[START]
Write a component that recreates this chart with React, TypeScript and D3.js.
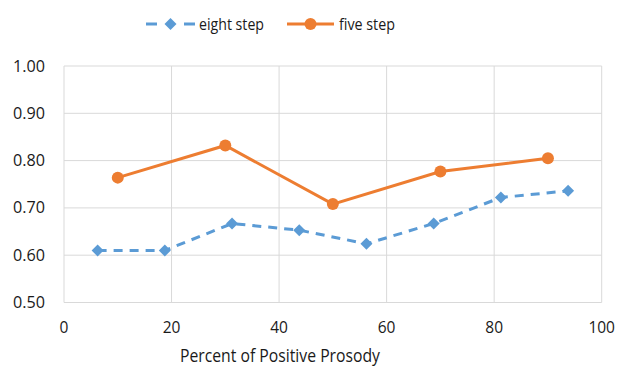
import React from "react";
import * as d3 from "d3";

const eightX = [6.25, 18.75, 31.25, 43.75, 56.25, 68.75, 81.25, 93.75];
const eightY = [0.61, 0.61, 0.667, 0.653, 0.624, 0.667, 0.722, 0.736];
const fiveX = [10, 30, 50, 70, 90];
const fiveY = [0.764, 0.832, 0.708, 0.777, 0.805];
const xTicks = [0, 20, 40, 60, 80, 100];
const yTicks = [0.5, 0.6, 0.7, 0.8, 0.9, 1.0];
const seriesNames = ["eight step", "five step"];
const xTitle = "Percent of Positive Prosody";

const W = 619, H = 368;
const L = 64, R = 601.7, T = 66, B = 302.5;
const FONT = "'Open Sans', 'Noto Sans', sans-serif";
const BLUE = "#5B9BD5", ORANGE = "#ED7D31", GRID = "#d9d9d9", TEXT = "#1a1a1a";

export default function App() {
  const x = d3.scaleLinear().domain([0, 100]).range([L, R]);
  const y = d3.scaleLinear().domain([0.5, 1.0]).range([B, T]);
  const line = d3.line<[number, number]>().x(d => x(d[0])).y(d => y(d[1]));
  const eight: [number, number][] = eightX.map((v, i) => [v, eightY[i]]);
  const five: [number, number][] = fiveX.map((v, i) => [v, fiveY[i]]);
  const diamond = (cx: number, cy: number, s: number) =>
    `M${cx},${cy - s}L${cx + s},${cy}L${cx},${cy + s}L${cx - s},${cy}Z`;

  return (
    <svg width={W} height={H} style={{ position: "absolute", left: 0, top: 0 }} fontFamily={FONT}>
      <rect width={W} height={H} fill="#fff" />
      {yTicks.map(t => (
        <line key={"gy" + t} x1={L} x2={R} y1={y(t)} y2={y(t)} stroke={GRID} strokeWidth={1} />
      ))}
      {xTicks.map(t => (
        <line key={"gx" + t} x1={x(t)} x2={x(t)} y1={T} y2={B} stroke={GRID} strokeWidth={1} />
      ))}
      {yTicks.map(t => (
        <text key={"ly" + t} x={45} y={y(t) + 5.5} textAnchor="end" fontSize={15.5} fill={TEXT}
          textLength={32} lengthAdjust="spacingAndGlyphs">
          {t.toFixed(2)}
        </text>
      ))}
      {xTicks.map(t => (
        <text key={"lx" + t} x={x(t)} y={333} textAnchor="middle" fontSize={15.5} fill={TEXT}>
          {t}
        </text>
      ))}
      <text x={280} y={362} textAnchor="middle" fontSize={17.5} fill={TEXT}
        textLength={200} lengthAdjust="spacingAndGlyphs">{xTitle}</text>
      <path d={line(eight) || ""} fill="none" stroke={BLUE} strokeWidth={3} strokeDasharray="9,7" />
      {eight.map((d, i) => (
        <path key={"e" + i} d={diamond(x(d[0]), y(d[1]), 6)} fill={BLUE} />
      ))}
      <path d={line(five) || ""} fill="none" stroke={ORANGE} strokeWidth={3} />
      {five.map((d, i) => (
        <circle key={"f" + i} cx={x(d[0])} cy={y(d[1])} r={6} fill={ORANGE} />
      ))}
      <g>
        <line x1={146} x2={157} y1={24} y2={24} stroke={BLUE} strokeWidth={3} />
        <line x1={184} x2={195} y1={24} y2={24} stroke={BLUE} strokeWidth={3} />
        <path d={diamond(170.5, 24, 6)} fill={BLUE} />
        <text x={199} y={29.5} fontSize={17} fill={TEXT} textLength={65} lengthAdjust="spacingAndGlyphs">{seriesNames[0]}</text>
        <line x1={287} x2={334} y1={24} y2={24} stroke={ORANGE} strokeWidth={3} />
        <circle cx={310.5} cy={24} r={6} fill={ORANGE} />
        <text x={339} y={29.5} fontSize={17} fill={TEXT} textLength={56} lengthAdjust="spacingAndGlyphs">{seriesNames[1]}</text>
      </g>
    </svg>
  );
}
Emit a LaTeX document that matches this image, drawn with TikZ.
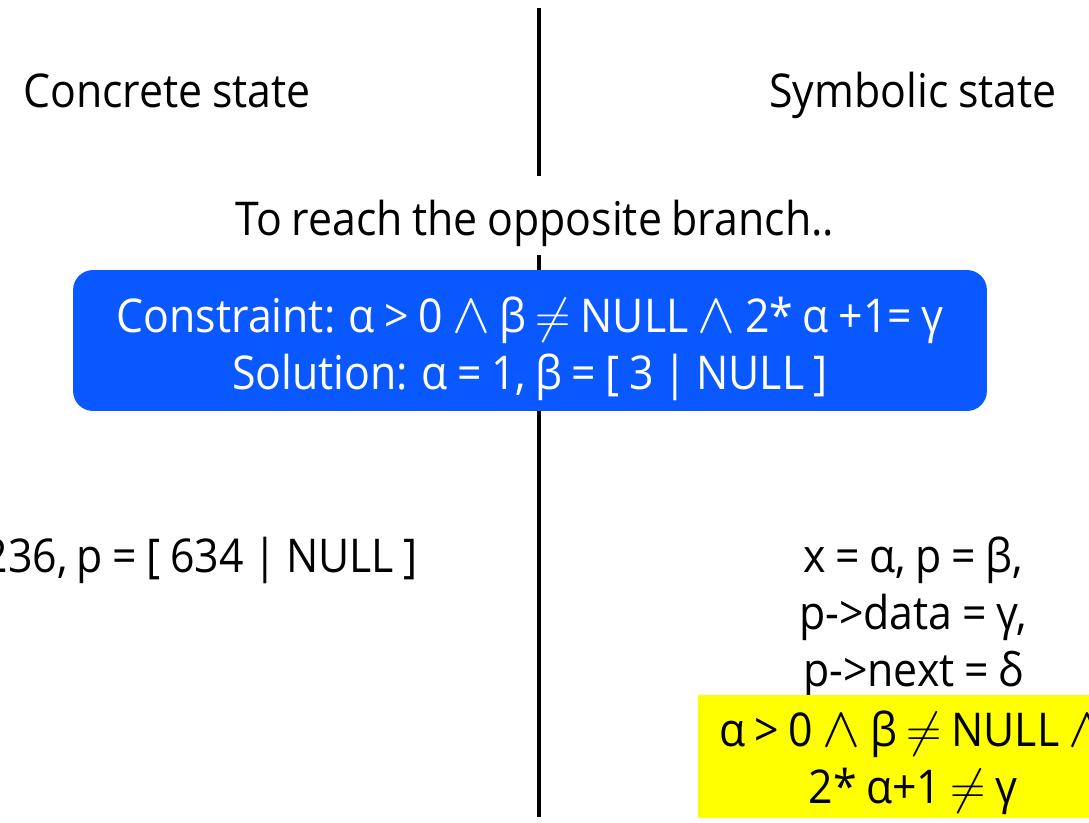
\documentclass[tikz,border=0pt]{standalone}
\usepackage{fontspec}
\setmainfont[FakeStretch=0.92, WordSpace=0.85]{Open Sans}
\newcommand{\andsym}{\scalebox{1.3}{$\wedge$}}
\newcommand{\nesym}{\scalebox{1.12}{$\neq$}}
\definecolor{boxblue}{RGB}{10,88,255}
\definecolor{boxyellow}{RGB}{255,255,0}
\tikzset{
  lbl/.style={inner sep=0pt, font=\fontsize{26.5}{32.4}\selectfont, align=center, anchor=base},
  divider/.style={line width=2.3pt, black},
  constraintbox/.style={fill=boxblue, rounded corners=0.4cm, inner sep=0pt,
    minimum width=18.28cm, minimum height=2.82cm},
  pathcond/.style={fill=boxyellow, inner sep=0pt, minimum width=8.64cm, minimum height=2.46cm},
}
\begin{document}
\begin{tikzpicture}[x=0.02cm, y=-0.02cm]
  \path[use as bounding box, clip] (0,0) rectangle (1089,822);

  % dividing line between the two states, interrupted by the caption
  \coordinate (divtop) at (539,8);
  \coordinate (divgapa) at (539,176);
  \coordinate (divgapb) at (539,255);
  \coordinate (divbot) at (539,817);
  \draw[divider] (divtop) -- (divgapa);
  \draw[divider] (divgapb) -- (divbot);

  % column headings
  \node[lbl] (concrete) at (167,107) {Concrete state};
  \node[lbl] (symbolic) at (913,107) {Symbolic state};

  % caption
  \node[lbl] (reach) at (535,235) {To reach the opposite branch..};

  % solver query
  \node[constraintbox] (solver) at (530,340.5) {};
  \node[lbl, text=white] (solverc) at (530,332)
    {Constraint: α > 0 \andsym\ β \nesym\ NULL \andsym\ 2* α +1= γ};
  \node[lbl, text=white] (solvers) at (530,389)
    {Solution: α = 1, β = [ 3 | NULL ]};

  % concrete values
  \node[lbl, anchor=base east] (cvals) at (418,572) {236, p = [ 634 | NULL ]};

  % symbolic values (anchored at the baseline of the last line)
  \node[lbl] (svals) at (913,686) {x = α, p = β,\\ p->data = γ,\\ p->next = δ};

  % path condition
  \node[pathcond] (cond) at (914,756.5) {};
  \node[lbl] (condtext) at (913,803)
    {α > 0 \andsym\ β \nesym\ NULL \andsym\\ 2* α+1 \nesym\ γ};
\end{tikzpicture}
\end{document}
[END]
From the data above, copy each line that has the string "React".

Write a component that recreates this chart with React, TypeScript and D3.js.
import React from "react";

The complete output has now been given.